Output the full listing below exactly as it reads, and skip anything that is a picture.

┄┄┄┄┄┄┄┄┄┄

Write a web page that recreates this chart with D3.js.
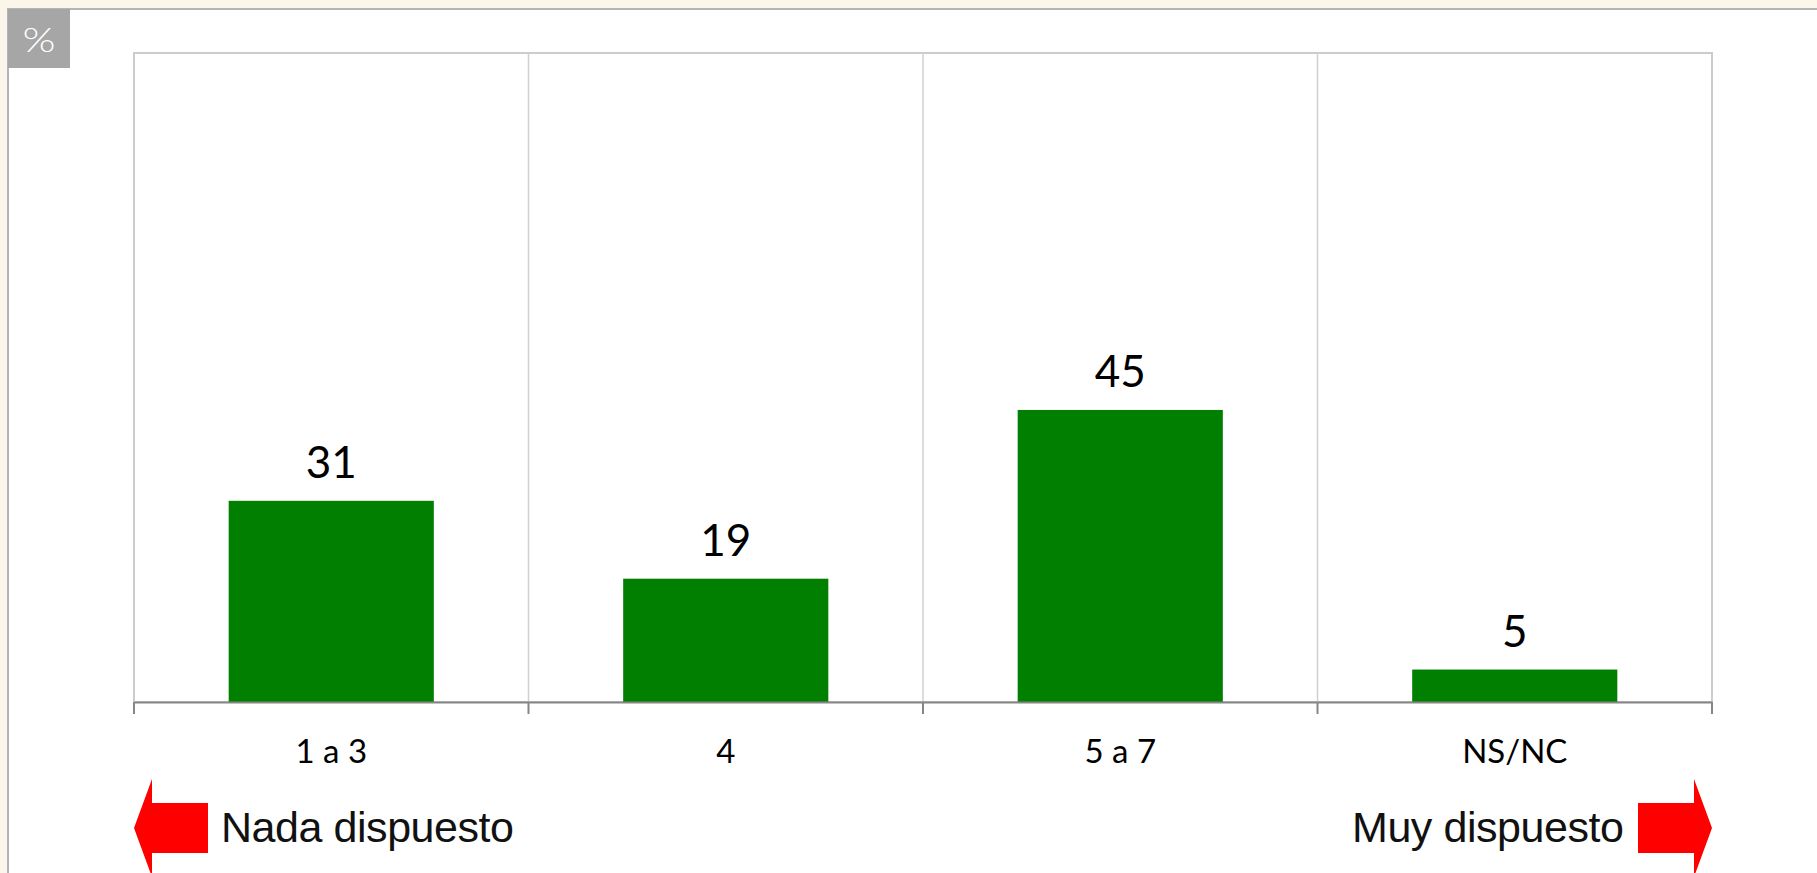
<!DOCTYPE html>
<html><head><meta charset="utf-8">
<script src="https://cdn.jsdelivr.net/npm/d3@7"></script>
<style>
html,body{margin:0;padding:0;background:#faf7ea;overflow:hidden;}
svg{display:block;}
</style></head>
<body>
<script>
const categories = ["1 a 3", "4", "5 a 7", "NS/NC"];
const values = [31, 19, 45, 5];
const unitLabel = "%";
const leftLabel = "Nada dispuesto";
const rightLabel = "Muy dispuesto";

const W = 1817, H = 873;
const svg = d3.select("body").append("svg").attr("width", W).attr("height", H);

// panel
svg.append("rect").attr("x", 8).attr("y", 9).attr("width", W).attr("height", H)
  .attr("fill", "#ffffff").attr("stroke", "#b4b4b4").attr("stroke-width", 2);

// % box
svg.append("rect").attr("x", 8).attr("y", 9).attr("width", 62).attr("height", 59).attr("fill", "#a6a6a6");
svg.append("text").attr("x", 39).attr("y", 52).attr("text-anchor", "middle")
  .attr("font-family", "Lato, sans-serif").attr("font-weight", 300).attr("font-size", 34)
  .attr("textLength", 33).attr("lengthAdjust", "spacingAndGlyphs").attr("fill", "#fff").text(unitLabel);

const m = {left: 134, right: 1712, top: 53, bottom: 702};
const x = d3.scaleBand().domain(categories).range([m.left, m.right]).paddingInner(0).paddingOuter(0);
const y = d3.scaleLinear().domain([0, 100]).range([m.bottom, m.top]);

// plot border
svg.append("rect").attr("x", m.left).attr("y", m.top).attr("width", m.right - m.left).attr("height", m.bottom - m.top)
  .attr("fill", "none").attr("stroke", "#cccccc").attr("stroke-width", 2);

// vertical gridlines between categories
svg.selectAll("line.grid").data(categories.slice(1)).enter().append("line")
  .attr("x1", d => x(d)).attr("x2", d => x(d)).attr("y1", m.top).attr("y2", m.bottom)
  .attr("stroke", "#d0d0d0").attr("stroke-width", 1.5);

// bars
const bw = x.bandwidth() * 0.52;
svg.selectAll("rect.bar").data(values).enter().append("rect")
  .attr("x", (d, i) => x(categories[i]) + (x.bandwidth() - bw) / 2)
  .attr("y", d => y(d)).attr("width", bw).attr("height", d => y(0) - y(d))
  .attr("fill", "#007f00");

// value labels
svg.selectAll("text.val").data(values).enter().append("text")
  .attr("x", (d, i) => x(categories[i]) + x.bandwidth() / 2)
  .attr("y", d => y(d) - 23).attr("text-anchor", "middle")
  .attr("font-family", "Lato, sans-serif").attr("font-size", 44).attr("fill", "#000").text(d => d);

// x axis
const axis = d3.axisBottom(x).tickSize(0).tickPadding(0);
const gAx = svg.append("g").attr("transform", `translate(0,${m.bottom})`).call(axis);
gAx.select(".domain").attr("stroke", "#868686").attr("stroke-width", 2);
gAx.selectAll(".tick text").attr("font-family", "Lato, sans-serif").attr("font-size", 33)
  .attr("fill", "#000").attr("dy", 0).attr("y", 61);
// boundary tick marks
const bounds = categories.map(c => x(c)).concat([x.range()[1]]);
svg.selectAll("line.tk").data(bounds).enter().append("line")
  .attr("x1", d => d).attr("x2", d => d).attr("y1", m.bottom).attr("y2", m.bottom + 12)
  .attr("stroke", "#868686").attr("stroke-width", 2);

// arrows
const cy = 828;
svg.append("path").attr("fill", "#ff0000")
  .attr("d", `M${m.left},${cy} L152,779 L152,803 L208,803 L208,853 L152,853 L152,877 Z`);
svg.append("path").attr("fill", "#ff0000")
  .attr("d", `M${m.right},${cy} L1694,779 L1694,803 L1638,803 L1638,853 L1694,853 L1694,877 Z`);

svg.append("text").attr("x", 221).attr("y", 842).attr("font-family", "Liberation Sans, Arial, sans-serif")
  .attr("font-size", 43).attr("textLength", 293).attr("fill", "#111").text(leftLabel);
svg.append("text").attr("x", 1352).attr("y", 842).attr("font-family", "Liberation Sans, Arial, sans-serif")
  .attr("font-size", 43).attr("textLength", 272).attr("fill", "#111").text(rightLabel);
</script>
</body></html>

┄┄┄┄┄┄┄┄┄┄

:: ANSWER FOR THE TASK ::
Write a web page that recreates this chart with D3.js.
<!DOCTYPE html>
<html><head><meta charset="utf-8">
<script src="https://cdn.jsdelivr.net/npm/d3@7"></script>
<style>
html,body{margin:0;padding:0;background:#faf7ea;overflow:hidden;}
svg{display:block;}
</style></head>
<body>
<script>
const categories = ["1 a 3", "4", "5 a 7", "NS/NC"];
const values = [31, 19, 45, 5];
const unitLabel = "%";
const leftLabel = "Nada dispuesto";
const rightLabel = "Muy dispuesto";

const W = 1817, H = 873;
const svg = d3.select("body").append("svg").attr("width", W).attr("height", H);

// panel
svg.append("rect").attr("x", 8).attr("y", 9).attr("width", W).attr("height", H)
  .attr("fill", "#ffffff").attr("stroke", "#b4b4b4").attr("stroke-width", 2);

// % box
svg.append("rect").attr("x", 8).attr("y", 9).attr("width", 62).attr("height", 59).attr("fill", "#a6a6a6");
svg.append("text").attr("x", 39).attr("y", 52).attr("text-anchor", "middle")
  .attr("font-family", "Lato, sans-serif").attr("font-weight", 300).attr("font-size", 34)
  .attr("textLength", 33).attr("lengthAdjust", "spacingAndGlyphs").attr("fill", "#fff").text(unitLabel);

const m = {left: 134, right: 1712, top: 53, bottom: 702};
const x = d3.scaleBand().domain(categories).range([m.left, m.right]).paddingInner(0).paddingOuter(0);
const y = d3.scaleLinear().domain([0, 100]).range([m.bottom, m.top]);

// plot border
svg.append("rect").attr("x", m.left).attr("y", m.top).attr("width", m.right - m.left).attr("height", m.bottom - m.top)
  .attr("fill", "none").attr("stroke", "#cccccc").attr("stroke-width", 2);

// vertical gridlines between categories
svg.selectAll("line.grid").data(categories.slice(1)).enter().append("line")
  .attr("x1", d => x(d)).attr("x2", d => x(d)).attr("y1", m.top).attr("y2", m.bottom)
  .attr("stroke", "#d0d0d0").attr("stroke-width", 1.5);

// bars
const bw = x.bandwidth() * 0.52;
svg.selectAll("rect.bar").data(values).enter().append("rect")
  .attr("x", (d, i) => x(categories[i]) + (x.bandwidth() - bw) / 2)
  .attr("y", d => y(d)).attr("width", bw).attr("height", d => y(0) - y(d))
  .attr("fill", "#007f00");

// value labels
svg.selectAll("text.val").data(values).enter().append("text")
  .attr("x", (d, i) => x(categories[i]) + x.bandwidth() / 2)
  .attr("y", d => y(d) - 23).attr("text-anchor", "middle")
  .attr("font-family", "Lato, sans-serif").attr("font-size", 44).attr("fill", "#000").text(d => d);

// x axis
const axis = d3.axisBottom(x).tickSize(0).tickPadding(0);
const gAx = svg.append("g").attr("transform", `translate(0,${m.bottom})`).call(axis);
gAx.select(".domain").attr("stroke", "#868686").attr("stroke-width", 2);
gAx.selectAll(".tick text").attr("font-family", "Lato, sans-serif").attr("font-size", 33)
  .attr("fill", "#000").attr("dy", 0).attr("y", 61);
// boundary tick marks
const bounds = categories.map(c => x(c)).concat([x.range()[1]]);
svg.selectAll("line.tk").data(bounds).enter().append("line")
  .attr("x1", d => d).attr("x2", d => d).attr("y1", m.bottom).attr("y2", m.bottom + 12)
  .attr("stroke", "#868686").attr("stroke-width", 2);

// arrows
const cy = 828;
svg.append("path").attr("fill", "#ff0000")
  .attr("d", `M${m.left},${cy} L152,779 L152,803 L208,803 L208,853 L152,853 L152,877 Z`);
svg.append("path").attr("fill", "#ff0000")
  .attr("d", `M${m.right},${cy} L1694,779 L1694,803 L1638,803 L1638,853 L1694,853 L1694,877 Z`);

svg.append("text").attr("x", 221).attr("y", 842).attr("font-family", "Liberation Sans, Arial, sans-serif")
  .attr("font-size", 43).attr("textLength", 293).attr("fill", "#111").text(leftLabel);
svg.append("text").attr("x", 1352).attr("y", 842).attr("font-family", "Liberation Sans, Arial, sans-serif")
  .attr("font-size", 43).attr("textLength", 272).attr("fill", "#111").text(rightLabel);
</script>
</body></html>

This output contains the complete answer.